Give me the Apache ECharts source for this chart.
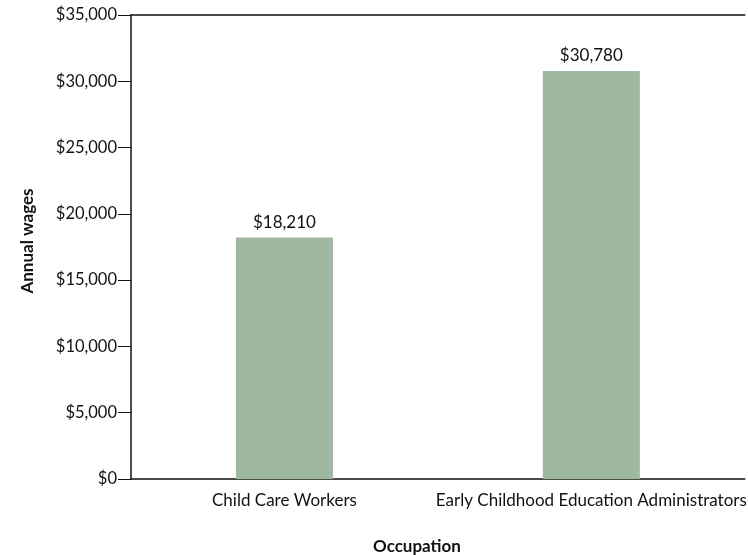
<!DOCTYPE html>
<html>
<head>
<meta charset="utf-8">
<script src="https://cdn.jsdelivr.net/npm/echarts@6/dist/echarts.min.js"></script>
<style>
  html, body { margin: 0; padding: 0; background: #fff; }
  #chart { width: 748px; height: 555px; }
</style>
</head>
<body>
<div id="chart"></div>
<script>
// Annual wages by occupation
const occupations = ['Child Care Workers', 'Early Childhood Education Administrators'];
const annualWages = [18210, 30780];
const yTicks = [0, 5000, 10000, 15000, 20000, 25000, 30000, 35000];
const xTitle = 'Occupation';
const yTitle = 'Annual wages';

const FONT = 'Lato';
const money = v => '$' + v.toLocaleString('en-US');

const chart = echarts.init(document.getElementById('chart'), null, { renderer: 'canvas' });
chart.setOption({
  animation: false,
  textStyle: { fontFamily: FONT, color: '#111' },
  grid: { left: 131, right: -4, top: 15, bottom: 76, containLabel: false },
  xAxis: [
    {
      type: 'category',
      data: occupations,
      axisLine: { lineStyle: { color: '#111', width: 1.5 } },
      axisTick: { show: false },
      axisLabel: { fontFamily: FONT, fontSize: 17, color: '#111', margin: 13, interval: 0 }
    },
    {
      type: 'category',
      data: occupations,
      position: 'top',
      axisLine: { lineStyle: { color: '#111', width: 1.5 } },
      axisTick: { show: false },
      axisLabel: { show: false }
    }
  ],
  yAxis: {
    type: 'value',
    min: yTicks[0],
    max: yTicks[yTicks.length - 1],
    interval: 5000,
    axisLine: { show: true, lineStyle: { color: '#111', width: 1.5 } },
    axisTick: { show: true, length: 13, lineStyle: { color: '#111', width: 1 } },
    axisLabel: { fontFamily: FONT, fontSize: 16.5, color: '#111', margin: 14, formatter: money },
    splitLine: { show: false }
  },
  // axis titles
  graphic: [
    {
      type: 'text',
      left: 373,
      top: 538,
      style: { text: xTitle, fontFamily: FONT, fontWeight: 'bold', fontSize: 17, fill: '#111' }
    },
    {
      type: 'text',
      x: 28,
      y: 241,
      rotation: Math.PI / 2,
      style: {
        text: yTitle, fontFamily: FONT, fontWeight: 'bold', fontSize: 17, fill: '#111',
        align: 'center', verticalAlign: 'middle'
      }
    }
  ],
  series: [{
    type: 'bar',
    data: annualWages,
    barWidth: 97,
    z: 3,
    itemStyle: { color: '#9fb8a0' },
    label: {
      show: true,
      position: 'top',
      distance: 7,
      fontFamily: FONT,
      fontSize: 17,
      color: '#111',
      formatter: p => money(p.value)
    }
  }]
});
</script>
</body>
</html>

★ ★ ★ ★ ★

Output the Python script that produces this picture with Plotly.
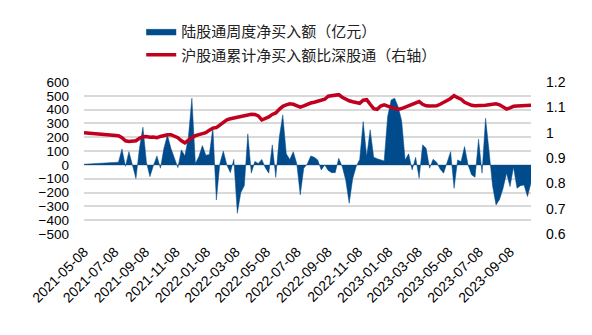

★ ★ ★ ★ ★

**Given task:** Search the listing for the word "script". Copy every line in which it occurs.

**Problem solution:**
<script src="https://cdn.jsdelivr.net/npm/echarts@6/dist/echarts.min.js"></script>
<script>
</script>
Output the Python script that produces this picture with Plotly.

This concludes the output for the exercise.